This is smart and interesting, but I disagree. For WDW SAP, wouldn’t the best choice, as mentioned above, still be VGF? It’s cheaper, none of the annoying, didn’t-tell-us-till-the-last-minute transient and parking fees, and it’s going to sell out in the next 12-18 months, meaning the VGF resale price will pop back up and a buyer today could probably sell at a higher price in a couple years or less. Even if Poly2 turns out great and has its own association, VGF, with its size, theming and scale, will always be the premiere Magic Kingdom area resort.
Though you‘ve been quite unforgiving about the Aulani transient tax and dues, you seem remarkably ok with Anaheim’s, which are even higher for the former and almost as much as the latter.

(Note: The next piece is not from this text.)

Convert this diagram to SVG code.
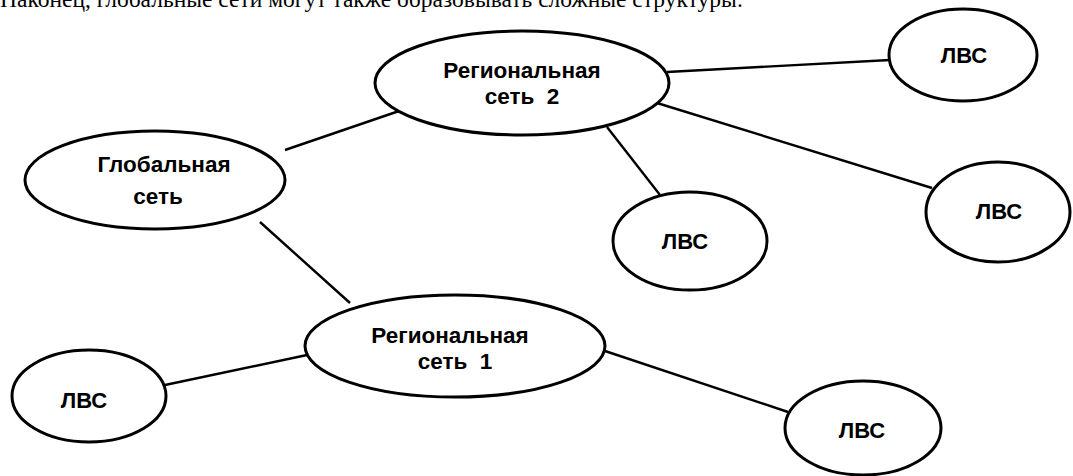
<svg xmlns="http://www.w3.org/2000/svg" width="1073" height="476" viewBox="0 0 1073 476">
<style>
.node ellipse{fill:#fff;stroke:#000;stroke-width:3}
.node text{font-family:"Liberation Sans",Arial,sans-serif;font-weight:bold;font-size:22.5px;fill:#000;text-anchor:middle}
.node text.lvs{font-size:22px}
#connectors line{stroke:#000;stroke-width:2.4}
.caption{font-family:"Liberation Serif","Times New Roman",serif;font-size:23.5px;fill:#000}
</style>
<rect width="1073" height="476" fill="#fff"/>
<text class="caption" x="0" y="7">Наконец, глобальные сети могут также образовывать сложные структуры.</text>
<g id="connectors">
<line x1="285" y1="150" x2="402" y2="110"/>
<line x1="260" y1="222" x2="350" y2="303"/>
<line x1="667" y1="72" x2="890" y2="60"/>
<line x1="657" y1="103" x2="932" y2="188"/>
<line x1="607" y1="127" x2="660" y2="195"/>
<line x1="165" y1="385" x2="307" y2="355"/>
<line x1="602" y1="350" x2="788" y2="412"/>
</g>
<g id="global" class="node">
<ellipse cx="155" cy="180" rx="130" ry="49"/>
<text x="164" y="172">Глобальная</text>
<text x="158" y="204">сеть</text>
</g>
<g id="regional2" class="node">
<ellipse cx="522" cy="83" rx="147" ry="52"/>
<text x="522" y="78">Региональная</text>
<text x="522" y="104" xml:space="preserve">сеть  2</text>
</g>
<g id="regional1" class="node">
<ellipse cx="455" cy="346" rx="150" ry="51"/>
<text x="450" y="343">Региональная</text>
<text x="455" y="369" xml:space="preserve">сеть  1</text>
</g>
<g id="lvs-top" class="node">
<ellipse cx="963" cy="55" rx="74" ry="46"/>
<text class="lvs" x="964" y="63">ЛВС</text>
</g>
<g id="lvs-right" class="node">
<ellipse cx="998" cy="212" rx="72" ry="50"/>
<text class="lvs" x="999" y="219">ЛВС</text>
</g>
<g id="lvs-mid" class="node">
<ellipse cx="690" cy="241" rx="77" ry="49"/>
<text class="lvs" x="685" y="249">ЛВС</text>
</g>
<g id="lvs-left" class="node">
<ellipse cx="89" cy="396" rx="77" ry="46"/>
<text class="lvs" x="84" y="408">ЛВС</text>
</g>
<g id="lvs-bottom" class="node">
<ellipse cx="863" cy="428" rx="78" ry="47"/>
<text class="lvs" x="862" y="438">ЛВС</text>
</g>
</svg>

And, let’s be honest, VDH isn’t a beautiful sprawling island resort, it’s basically a boring, unthemed block of concrete shoved into a narrow space between two hotel towers. It even makes Riviera look like an imagineer’s fantasy! Why are the dues so friggin pricey?? Also, the relationship between Anaheim and Disney has always been complicated, so it’s certainly not impossible that Anaheim could muscle through any number of transient tax increases down the line in retaliation for some perceived slight on Disney’s part.
Also, I’m not sure VDH is guaranteed to be either successful or popular. It greatly suffers in comparison to VGC, and most people in SoCal know nothing about
DVC and usually travel from home to spend a day at the parks. I’m not sure they’re going to be lining up in droves to plunk down thousands and thousands of dollars for a time share to stay in basically another hotel wing, when they can book that same hotel or similar ones across the street for two or three night stays, for years and years and years, for less money.
Also, even if you use the resort for SAP, it’s still kinda nice to own where you want to stay. And I think there might be more hesitation than some anticipate to buy into VGC’s unimpressive, small, sad counterpart.